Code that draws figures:
»»
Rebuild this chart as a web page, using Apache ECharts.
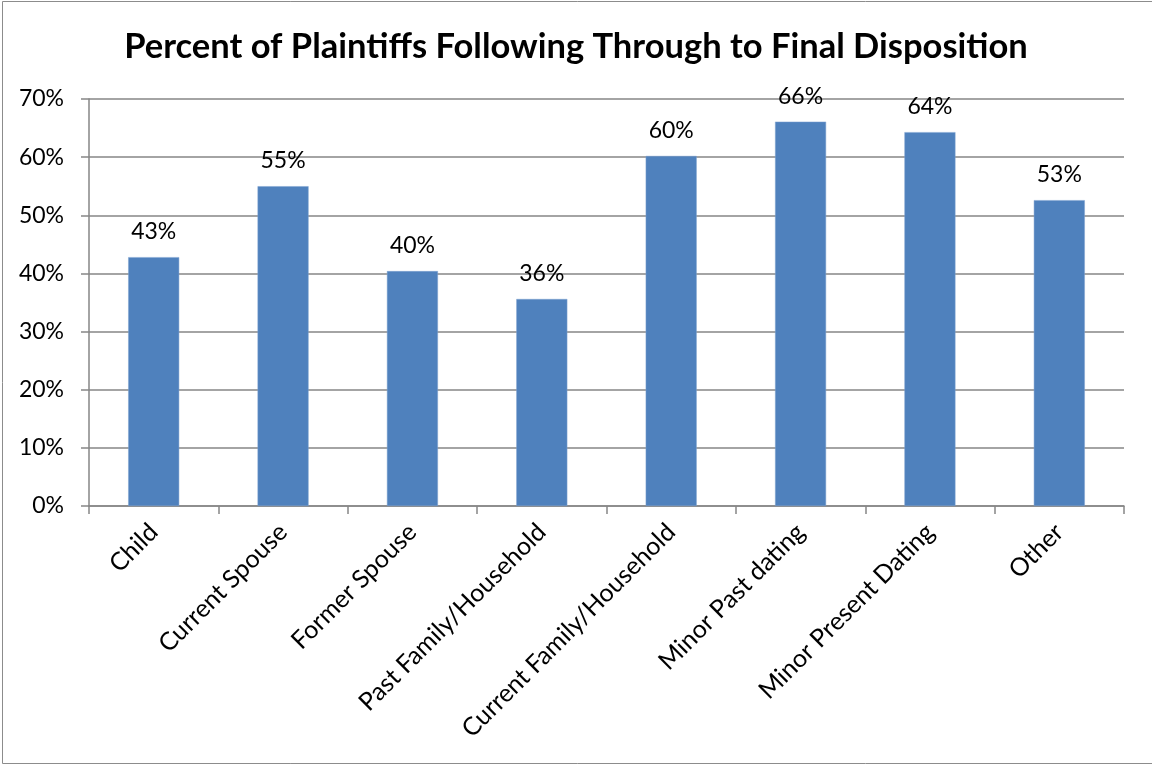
<!DOCTYPE html>
<html>
<head>
<meta charset="utf-8">
<style>
  html, body { margin: 0; padding: 0; background: #ffffff; }
  #chart { width: 1152px; height: 765px; }
</style>
<script src="https://cdn.jsdelivr.net/npm/echarts@6/dist/echarts.min.js"></script>
</head>
<body>
<div id="chart"></div>
<script>
// Relationship of plaintiff to defendant
const categories = [
  'Child',
  'Current Spouse',
  'Former Spouse',
  'Past Family/Household',
  'Current Family/Household',
  'Minor Past dating',
  'Minor Present Dating',
  'Other'
];

// Share of plaintiffs following through to final disposition (%)
const followThroughPct = [42.8, 55.0, 40.4, 35.6, 60.2, 66.1, 64.3, 52.6];

// Value axis range and step (%)
const yMin = 0;
const yMax = 70;
const yStep = 10;

const titleText = 'Percent of Plaintiffs Following Through to Final Disposition';

const FONT = 'Lato, "Open Sans", sans-serif';
const GRAY = '#868686';
const BAR = '#4F81BD';

const chart = echarts.init(document.getElementById('chart'), null, { renderer: 'canvas' });

chart.setOption({
  backgroundColor: '#ffffff',
  animation: false,
  title: {
    text: titleText,
    left: 'center',
    top: 24,
    textStyle: {
      fontFamily: FONT,
      fontWeight: 'bold',
      fontSize: 34.5,
      color: '#000000'
    }
  },
  graphic: [{
    type: 'rect',
    silent: true,
    shape: { x: 2.5, y: 1.5, width: 1200, height: 762 },
    style: { fill: 'none', stroke: '#8c8c8c', lineWidth: 1 }
  }],
  grid: {
    left: 89,
    right: 28,
    top: 99,
    bottom: 259,
    containLabel: false
  },
  xAxis: {
    type: 'category',
    data: categories,
    axisLine: { show: true, lineStyle: { color: GRAY, width: 1.5 } },
    axisTick: { show: true, length: 8, alignWithLabel: false, lineStyle: { color: GRAY, width: 1.5 } },
    axisLabel: {
      interval: 0,
      rotate: 45,
      margin: 22,
      fontFamily: FONT,
      fontSize: 25,
      color: '#000000'
    },
    splitLine: { show: false }
  },
  yAxis: {
    type: 'value',
    min: yMin,
    max: yMax,
    interval: yStep,
    axisLine: { show: true, lineStyle: { color: GRAY, width: 1.5 } },
    axisTick: { show: true, length: 8, lineStyle: { color: GRAY, width: 1.5 } },
    axisLabel: {
      margin: 25,
      fontFamily: FONT,
      fontSize: 23,
      color: '#000000',
      formatter: v => v + '%'
    },
    splitLine: { show: true, lineStyle: { color: GRAY, width: 1.5 } }
  },
  series: [{
    type: 'bar',
    data: followThroughPct,
    barWidth: 51,
    itemStyle: { color: BAR, borderColor: '#7FA3D1', borderWidth: 0.5 },
    label: {
      show: true,
      position: 'top',
      distance: 14,
      fontFamily: FONT,
      fontSize: 23,
      color: '#000000',
      formatter: p => Math.round(p.value) + '%'
    }
  }]
});
</script>
</body>
</html>
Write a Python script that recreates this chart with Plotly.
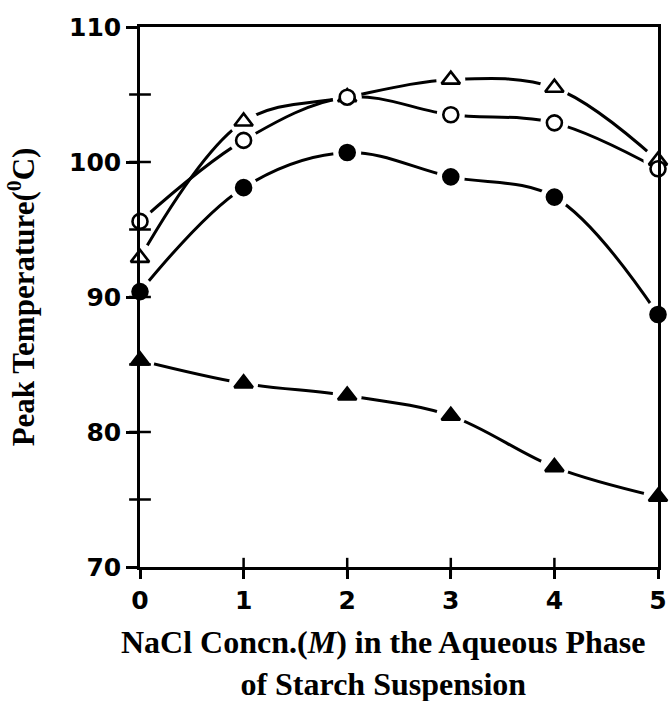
import plotly.graph_objects as go

conc = [0, 1, 2, 3, 4, 5]
open_tri = [92.9, 103.0, 104.8, 106.1, 105.5, 100.1]
open_circ = [95.6, 101.6, 104.8, 103.5, 102.9, 99.5]
fill_circ = [90.4, 98.1, 100.7, 98.9, 97.4, 88.7]
fill_tri = [85.3, 83.6, 82.7, 81.2, 77.4, 75.2]
y_ticks = [70, 80, 90, 100, 110]
y_cross_ticks = [75, 80, 85, 90, 95, 100, 105]
x_ticks = [0, 1, 2, 3, 4, 5]
x_cross_ticks = [1, 2, 3, 4]

series = [
    (open_tri, "triangle-up", "white", 16),
    (open_circ, "circle", "white", 15),
    (fill_circ, "circle", "black", 15),
    (fill_tri, "triangle-up", "black", 16),
]

fig = go.Figure()
for ys, sym, fill, sz in series:
    fig.add_trace(go.Scatter(x=conc, y=ys, mode="lines",
                             line=dict(color="black", width=3, shape="spline", smoothing=1.0),
                             hoverinfo="skip", showlegend=False, cliponaxis=False))
for ys, sym, fill, sz in series:
    fig.add_trace(go.Scatter(x=conc, y=ys, mode="markers",
                             marker=dict(symbol="circle", size=sz + 13, color="white", line=dict(width=0)),
                             hoverinfo="skip", showlegend=False, cliponaxis=False))
for ys, sym, fill, sz in series:
    fig.add_trace(go.Scatter(x=conc, y=ys, mode="markers",
                             marker=dict(symbol=sym, size=sz, color=fill, line=dict(color="black", width=2.6)),
                             showlegend=False, cliponaxis=False))

# tick marks crossing the axis lines
for v in y_cross_ticks:
    fig.add_shape(type="line", xref="paper", yref="y", x0=-0.021, x1=0.021, y0=v, y1=v,
                  line=dict(color="black", width=2.5), layer="above")
for v in x_cross_ticks:
    fig.add_shape(type="line", xref="x", yref="paper", y0=-0.017, y1=0.017, x0=v, x1=v,
                  line=dict(color="black", width=2.5), layer="above")

tickfont = dict(family="DejaVu Sans", size=25, color="black", weight="bold")

fig.add_annotation(text="NaCl Concn.(<i>M</i>) in the Aqueous Phase<br>of Starch Suspension",
                   xref="paper", yref="paper", x=0.471, y=0, xanchor="center", yanchor="top",
                   yshift=-55, showarrow=False, align="center",
                   font=dict(family="Liberation Serif", size=32, color="black", weight="bold"))

fig.update_layout(
    width=671, height=701,
    margin=dict(l=140, r=13, t=27, b=134),
    paper_bgcolor="white", plot_bgcolor="white",
    xaxis=dict(range=[0, 5], tickvals=x_ticks, ticks="outside", ticklen=9, tickwidth=2.5,
               tickcolor="black", showline=True, linecolor="black", linewidth=2.5, mirror=True,
               showgrid=False, zeroline=False, tickfont=tickfont, automargin=False),
    yaxis=dict(range=[70, 110], tickvals=y_ticks, ticks="outside", ticklen=11,
               tickwidth=2.5, tickcolor="black", showline=True, linecolor="black", linewidth=2.5,
               mirror=True, showgrid=False, zeroline=False, tickfont=tickfont, automargin=False,
               title=dict(text="Peak Temperature(<sup>0</sup>C)",
                          font=dict(family="Liberation Serif", size=31, color="black", weight="bold"),
                          standoff=26)),
)

fig.write_html("out.html")
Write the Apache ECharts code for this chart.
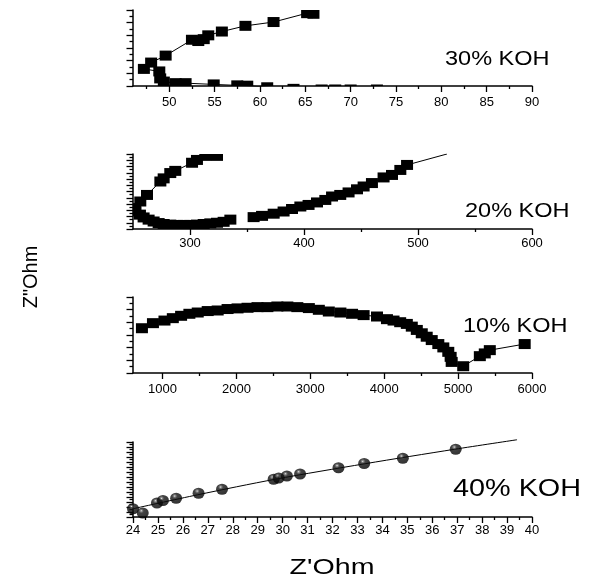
<!DOCTYPE html>
<html><head><meta charset="utf-8">
<script src="https://cdn.jsdelivr.net/npm/echarts@6/dist/echarts.min.js"></script>
<style>html,body{margin:0;padding:0;background:#fff}#c{width:597px;height:586px}</style>
</head><body><div id="c"></div>
<script>
// ---- 30% KOH ----
const koh30X = [72.9, 70.0, 68.3, 66.8, 63.7, 60.8, 58.6, 57.5, 54.9, 51.8, 50.7, 49.4, 49.0, 48.9, 47.2, 48.0, 49.6, 52.5, 53.2, 53.8, 54.3, 55.8, 58.4, 61.5, 65.2, 65.6, 65.9];
const koh30Y = [-0.55, -0.55, -0.55, -0.55, -0.45, -0.2, 0.05, 0.1, 0.25, 0.45, 0.45, 0.7, 1.2, 2.3, 2.7, 3.7, 4.8, 7.3, 7.1, 7.4, 8.0, 8.6, 9.5, 10.1, 11.5, 11.7, 11.4];
const koh30Labels = [50, 55, 60, 65, 70, 75, 80, 85, 90];
const koh30Minor = [47.5, 52.5, 57.5, 62.5, 67.5, 72.5, 77.5, 82.5, 87.5];

// ---- 20% KOH ----
const koh20ArcX = [323.7, 313.4, 306.1, 301.8, 287.1, 282.7, 276.9, 274.0, 262.3, 256.4, 252.0, 252.0, 256.1, 259.3, 263.7, 268.1, 272.5, 276.9, 282.7, 288.6, 294.4, 300.3, 306.1, 312.0, 317.8, 323.7, 329.5, 335.4];
const koh20ArcY = [23.4, 23.4, 22.1, 21.2, 18.6, 17.9, 16.2, 15.2, 10.9, 8.8, 6.7, 5.6, 4.6, 3.7, 3.0, 2.4, 1.9, 1.6, 1.4, 1.3, 1.3, 1.3, 1.4, 1.6, 1.8, 2.0, 2.3, 3.0];
const koh20RightX = [355.8, 363.2, 373.4, 382.1, 389.5, 396.8, 404.0, 411.4, 418.7, 424.6, 431.8, 439.1, 446.5, 452.3, 459.6, 469.8, 477.2, 484.5, 490.4];
const koh20RightY = [3.8, 4.2, 4.9, 5.6, 6.4, 7.2, 7.7, 8.5, 9.3, 10.4, 10.9, 11.7, 12.7, 13.6, 14.7, 16.5, 17.3, 18.9, 20.5];
const koh20FitX = [490.4, 525.4];
const koh20FitY = [20.5, 24.0];
const koh20Labels = [300, 400, 500, 600];
const koh20Minor = [350, 450, 550];

// ---- 10% KOH ----
const koh10X = [721, 870, 1026, 1139, 1251, 1363, 1476, 1611, 1746, 1880, 2015, 2150, 2285, 2419, 2554, 2689, 2824, 2980, 3115, 3250, 3407, 3565, 3721, 3902, 4037, 4126, 4216, 4306, 4373, 4441, 4508, 4575, 4643, 4732, 4800, 4867, 4899, 4913, 5069, 5294, 5361, 5429, 5901];
const koh10Y = [7.07, 7.87, 8.28, 8.66, 9.03, 9.35, 9.55, 9.78, 9.87, 10.1, 10.2, 10.3, 10.4, 10.4, 10.5, 10.5, 10.4, 10.25, 9.98, 9.71, 9.55, 9.35, 9.14, 8.92, 8.5, 8.28, 8.02, 7.75, 7.32, 6.8, 6.27, 5.73, 5.2, 4.57, 4.04, 3.34, 2.55, 1.75, 1.07, 2.66, 3.09, 3.61, 4.57];
const koh10Labels = [1000, 2000, 3000, 4000, 5000, 6000];
const koh10Minor = [1500, 2500, 3500, 4500, 5500];

// ---- 40% KOH ----
const koh40X = [24.0, 24.39, 24.96, 25.2, 25.73, 26.63, 27.57, 29.64, 29.84, 30.17, 30.7, 32.24, 33.27, 34.82, 36.94];
const koh40Y = [3.3, 1.6, 5.6, 6.6, 7.5, 9.5, 11.1, 15.1, 15.6, 16.4, 17.2, 19.7, 21.4, 23.5, 27.1];
const koh40FitX = [24.0, 26.6, 29.7, 33.3, 36.9, 39.4];
const koh40FitY = [3.3, 8.9, 15.1, 21.3, 27.1, 30.9];

const zip = (a, b) => a.map((v, i) => [v, b[i]]);
const FONT = '"Liberation Sans", Arial, sans-serif';
const AX = {color: '#000', width: 1.5};
const TK = {color: '#000', width: 1.3};
const MW = 12, MH = 10;
const plain = v => String(v);

function squareItem(params, api) {
  const p = api.coord([api.value(0), api.value(1)]);
  const cs = params.coordSys;
  const r = echarts.graphic.clipRectByRect(
    {x: p[0] - MW / 2, y: p[1] - MH / 2, width: MW, height: MH},
    {x: cs.x, y: cs.y, width: cs.width, height: cs.height});
  return r ? {type: 'rect', shape: r, style: {fill: '#000'}} : null;
}

function mainX(grid, min, max, labels, margin) {
  return {type: 'value', gridIndex: grid, min: min, max: max, position: 'bottom',
    axisLine: {show: true, onZero: false, lineStyle: AX},
    axisTick: {show: true, customValues: labels, length: 6, lineStyle: TK},
    axisLabel: {customValues: labels, formatter: plain, color: '#000', fontSize: 13, fontFamily: FONT, margin: margin},
    splitLine: {show: false}};
}
function minorX(grid, min, max, ticks) {
  return {type: 'value', gridIndex: grid, min: min, max: max, position: 'bottom',
    axisLine: {show: false},
    axisTick: {show: true, customValues: ticks, length: 3, lineStyle: TK},
    axisLabel: {show: false}, splitLine: {show: false}};
}
function yAx(grid, max) {
  return {type: 'value', gridIndex: grid, min: 0, max: max, interval: 2,
    axisLine: {show: true, onZero: false, lineStyle: AX},
    axisTick: {show: true, length: 6.5, lineStyle: TK},
    minorTick: {show: true, splitNumber: 2, length: 3.5, lineStyle: TK},
    axisLabel: {show: false}, splitLine: {show: false}, minorSplitLine: {show: false}};
}
function lineS(xi, yi, data, extra) {
  return Object.assign({type: 'line', xAxisIndex: xi, yAxisIndex: yi, data: data, symbol: 'none',
    lineStyle: {color: '#000', width: 1}, z: 2, animation: false}, extra || {});
}
function markS(xi, yi, data) {
  return {type: 'custom', xAxisIndex: xi, yAxisIndex: yi, data: data, renderItem: squareItem,
    encode: {x: 0, y: 1}, z: 3, animation: false};
}
function label(text, x, y, size, sx) {
  return {type: 'text', x: x, y: y, scaleX: sx, style: {text: text, font: size + 'px ' + FONT, fill: '#000',
    textAlign: 'left', textVerticalAlign: 'middle', align: 'left', verticalAlign: 'middle'}};
}

const chart = echarts.init(document.getElementById('c'), null, {renderer: 'canvas'});
chart.setOption({
  backgroundColor: '#fff',
  animation: false,
  grid: [
    {left: 133, top: 10, width: 399, height: 76},
    {left: 133, top: 154, width: 399, height: 75},
    {left: 133, top: 297, width: 399, height: 76},
    {left: 133, top: 442, width: 399, height: 75}
  ],
  xAxis: [
    mainX(0, 46, 90, koh30Labels, 10), minorX(0, 46, 90, koh30Minor),
    mainX(1, 250, 600, koh20Labels, 8), minorX(1, 250, 600, koh20Minor),
    mainX(2, 600, 6000, koh10Labels, 10), minorX(2, 600, 6000, koh10Minor),
    {type: 'value', gridIndex: 3, min: 24, max: 40, interval: 1, position: 'bottom',
      axisLine: {show: true, onZero: false, lineStyle: AX},
      axisTick: {show: true, length: 6, lineStyle: TK},
      minorTick: {show: true, splitNumber: 2, length: 3, lineStyle: TK},
      axisLabel: {formatter: plain, color: '#000', fontSize: 13, fontFamily: FONT, margin: 7},
      splitLine: {show: false}, minorSplitLine: {show: false}}
  ],
  yAxis: [yAx(0, 12), yAx(1, 24), yAx(2, 12), yAx(3, 30)],
  series: [
    lineS(0, 0, zip(koh30X, koh30Y)),
    markS(0, 0, zip(koh30X, koh30Y)),
    lineS(2, 1, zip(koh20ArcX, koh20ArcY)),
    markS(2, 1, zip(koh20ArcX, koh20ArcY)),
    lineS(2, 1, zip(koh20RightX, koh20RightY)),
    lineS(2, 1, zip(koh20FitX, koh20FitY)),
    markS(2, 1, zip(koh20RightX, koh20RightY)),
    lineS(4, 2, zip(koh10X, koh10Y)),
    markS(4, 2, zip(koh10X, koh10Y)),
    lineS(6, 3, zip(koh40FitX, koh40FitY), {smooth: 0.3, clip: false}),
    {type: 'scatter', xAxisIndex: 6, yAxisIndex: 3, data: zip(koh40X, koh40Y), symbol: 'circle',
      symbolSize: [12, 11], z: 3, animation: false,
      itemStyle: {color: {type: 'radial', x: 0.38, y: 0.3, r: 0.7,
        colorStops: [{offset: 0, color: '#f4f4f4'}, {offset: 0.1, color: '#777777'},
                     {offset: 0.3, color: '#151515'}, {offset: 1, color: '#000000'}]}}}
  ],
  graphic: [
    label('30% KOH', 445, 59, 21, 1.12),
    label('20% KOH', 465, 211, 21, 1.12),
    label('10% KOH', 463, 326, 21, 1.12),
    label('40% KOH', 453, 489, 24, 1.2),
    {type: 'text', x: 31, y: 277, rotation: Math.PI / 2, style: {text: 'Z"Ohm', font: '20px ' + FONT, fill: '#000',
      textAlign: 'center', textVerticalAlign: 'middle', align: 'center', verticalAlign: 'middle'}},
    {type: 'text', x: 332, y: 568, scaleX: 1.3, style: {text: "Z'Ohm", font: '22px ' + FONT, fill: '#000',
      textAlign: 'center', textVerticalAlign: 'middle', align: 'center', verticalAlign: 'middle'}}
  ]
});
</script>
</body></html>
««
» Stated goal: Give back only the lines from the one holding "Write the Apache ECharts code for this chart." through the one holding "77.5, 82.5, 87.5];", both kept, exactly as written. Omit the images.

» Correct response:
Write the Apache ECharts code for this chart.
<!DOCTYPE html>
<html><head><meta charset="utf-8">
<script src="https://cdn.jsdelivr.net/npm/echarts@6/dist/echarts.min.js"></script>
<style>html,body{margin:0;padding:0;background:#fff}#c{width:597px;height:586px}</style>
</head><body><div id="c"></div>
<script>
// ---- 30% KOH ----
const koh30X = [72.9, 70.0, 68.3, 66.8, 63.7, 60.8, 58.6, 57.5, 54.9, 51.8, 50.7, 49.4, 49.0, 48.9, 47.2, 48.0, 49.6, 52.5, 53.2, 53.8, 54.3, 55.8, 58.4, 61.5, 65.2, 65.6, 65.9];
const koh30Y = [-0.55, -0.55, -0.55, -0.55, -0.45, -0.2, 0.05, 0.1, 0.25, 0.45, 0.45, 0.7, 1.2, 2.3, 2.7, 3.7, 4.8, 7.3, 7.1, 7.4, 8.0, 8.6, 9.5, 10.1, 11.5, 11.7, 11.4];
const koh30Labels = [50, 55, 60, 65, 70, 75, 80, 85, 90];
const koh30Minor = [47.5, 52.5, 57.5, 62.5, 67.5, 72.5, 77.5, 82.5, 87.5];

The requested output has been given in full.